I Saw The World End 08.10 am BST on 6th August 2020 11.00 am BST on 9th August 2020

Piccadilly Lights, Piccadilly Circus, London W1B 5RA iwm.org.uk

Es Devlin is known for creating large-scale sculptures and performance spaces that combine light, music and language including Memory Palace in 2019 which mapped shifts in human perspective over 73 millennia, and the reflective labyrinthine self-portrait MirrorMaze in 2016. Her work in collective, AI-generated poetry has been seen at the Serpentine Gallery, V&A and Barbican and is now informing her design for the UK Pavilion for the World Expo 2021. She collaborated with theoretical physicist Carlo Rovelli on a collective reading of his illuminating work on the nature of time and has conceived stage sculptures with Beyoncé, Billie Eilish, The Weeknd and U2 as well as Olympic Ceremonies and two decades of opera, drama and dance worldwide. Her practice was the subject of the Netflix documentary series Abstract: The Art of Design, and she has been named artistic director of the 2020 London Design Biennale. Devlin has been awarded the London Design Medal, three Olivier awards, a University of Kent doctorate and a UAL fellowship. She has been named RSA Royal Designer for Industry and was made OBE in 2015.

Machiko Weston is an Associate Designer at Es Devlin Studio, having trained in Architecture at the Nagoya Institute of Technology and Set Design for Stage and Screen at the Wimbledon School of Art. She has worked on multiple exhibitions and stage projects around the world including Die Tote Stadt at the Finnish National Opera and Tokyo’s New National Theatre, The Lehman Trilogy at the National Theatre and New York’s Park Avenue Armory, High Tide for Carmen at the Victoria & Albert Museum, and concerts tours such as Adele Live 2016. Core interests in her personal art practice include visual storytelling, perspective in scaled model-making, and the relationship between Japanese and British culture.

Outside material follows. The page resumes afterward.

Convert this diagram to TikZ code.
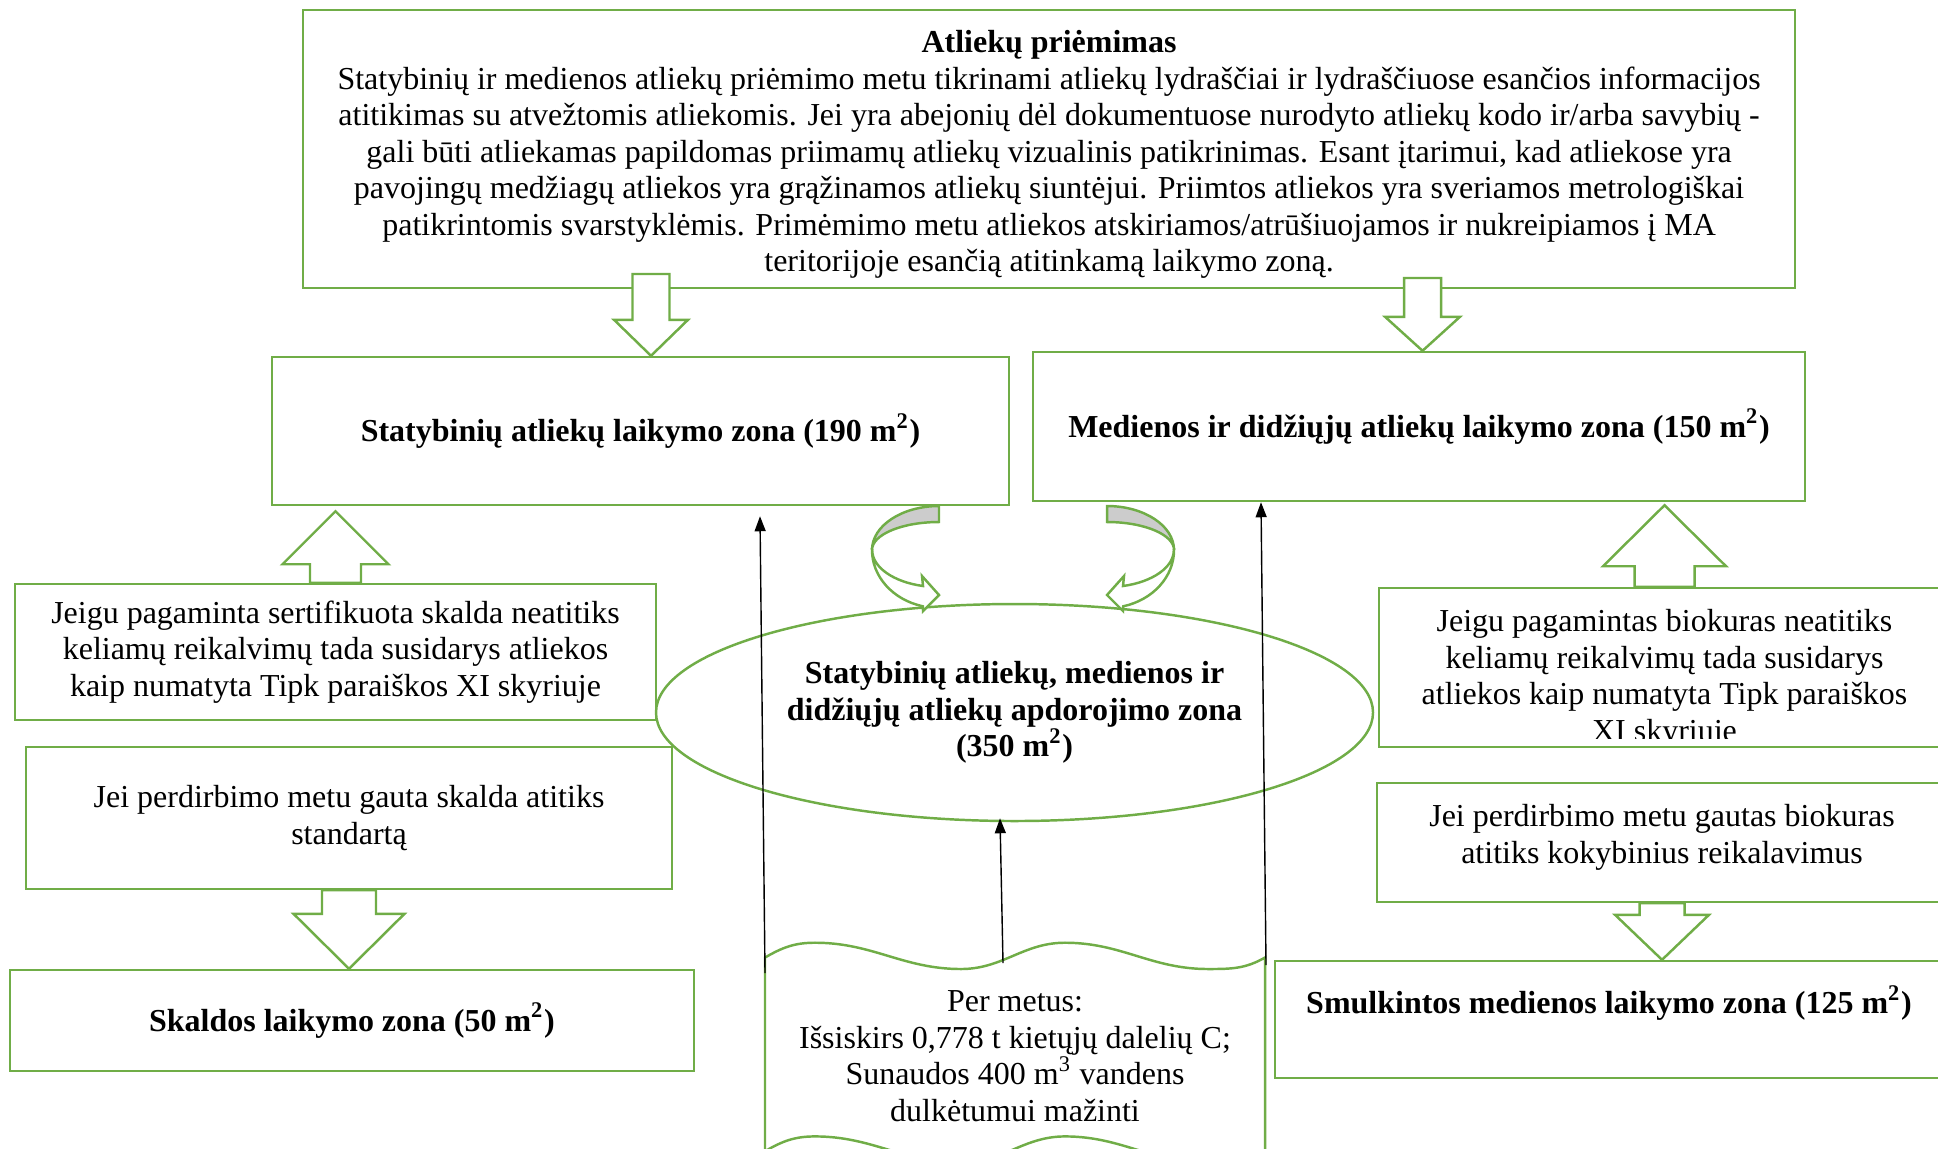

IWM (Imperial War Museums) tells the story of people who have lived, fought and died in conflicts involving Britain and the Commonwealth since the First World War.

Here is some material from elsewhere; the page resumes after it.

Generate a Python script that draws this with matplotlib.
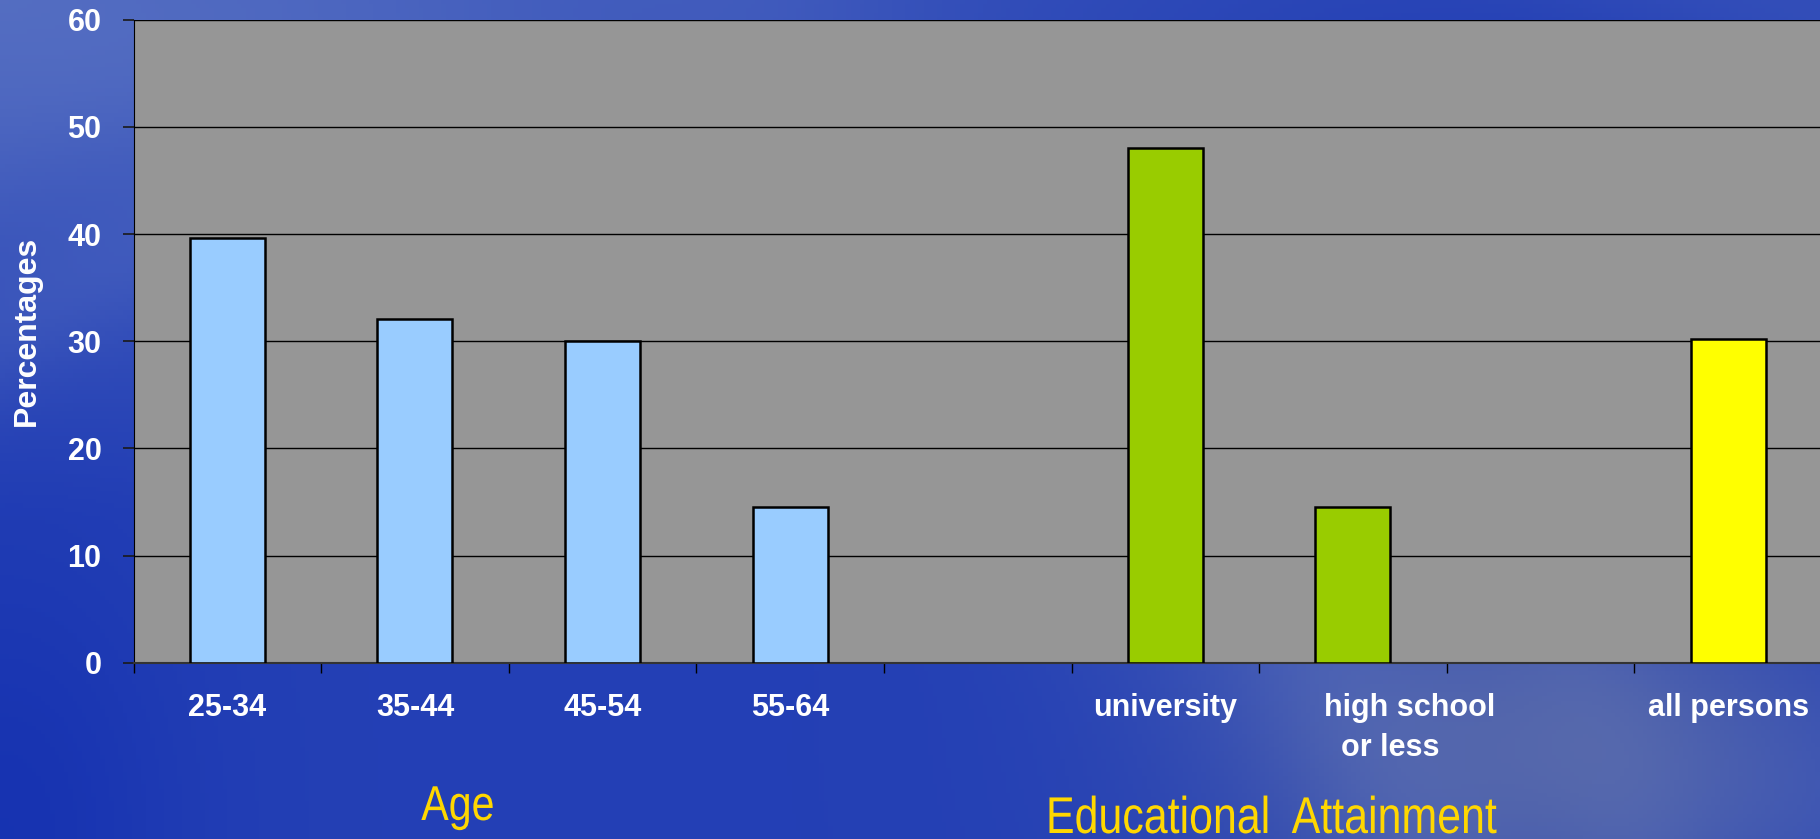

Our unique collections, made up of the everyday and the exceptional, reveal stories of people, places, ideas and events. Using these, we tell vivid personal stories and create powerful physical experiences across our five museums that reflect the realities of war as both a destructive and creative force. We challenge people to look at conflict from different perspectives, enriching their understanding of the causes, course and consequences of war and its impact on people’s lives.

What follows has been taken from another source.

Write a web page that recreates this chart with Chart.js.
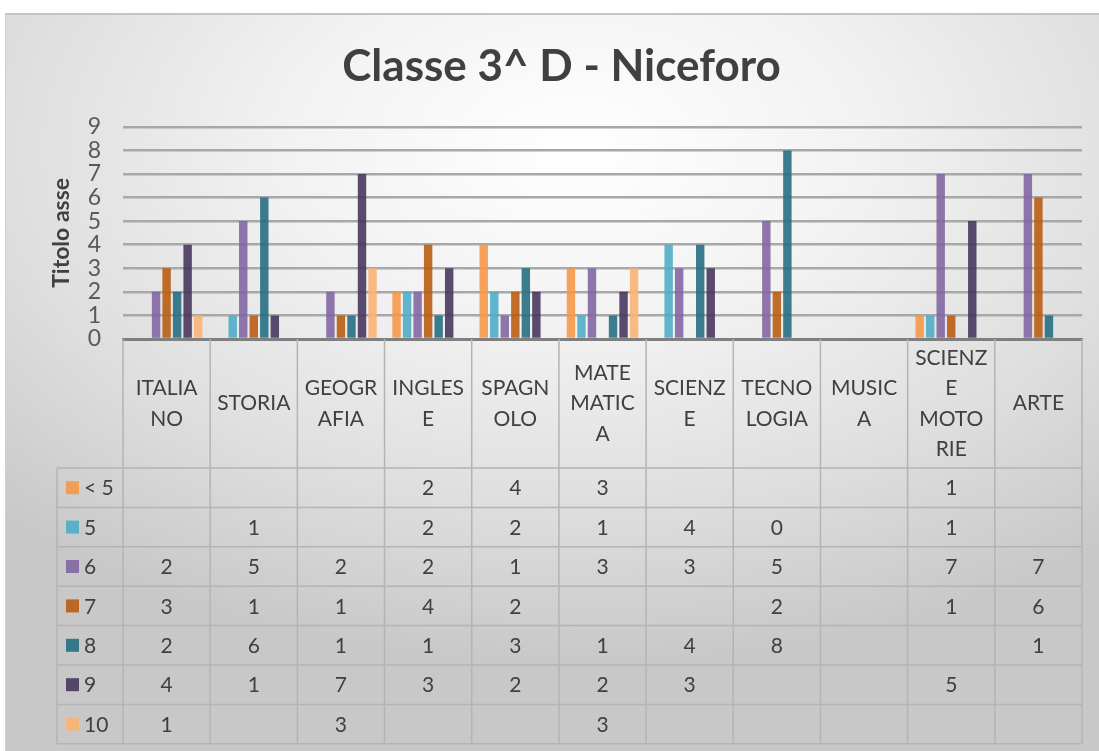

IWM’s five branches which attract over 2.5 million visitors each year are IWM London, IWM’s flagship branch that recently transformed with new, permanent and free First World War Galleries alongside new displays across the iconic Atrium to mark the Centenary of the First World War; IWM North, housed in an iconic award-winning building designed by Daniel Libeskind; IWM Duxford, a world renowned aviation museum and Britain’s best preserved wartime airfield; Churchill War Rooms, housed in Churchill’s secret headquarters below Whitehall; and the Second World War cruiser HMS Belfast.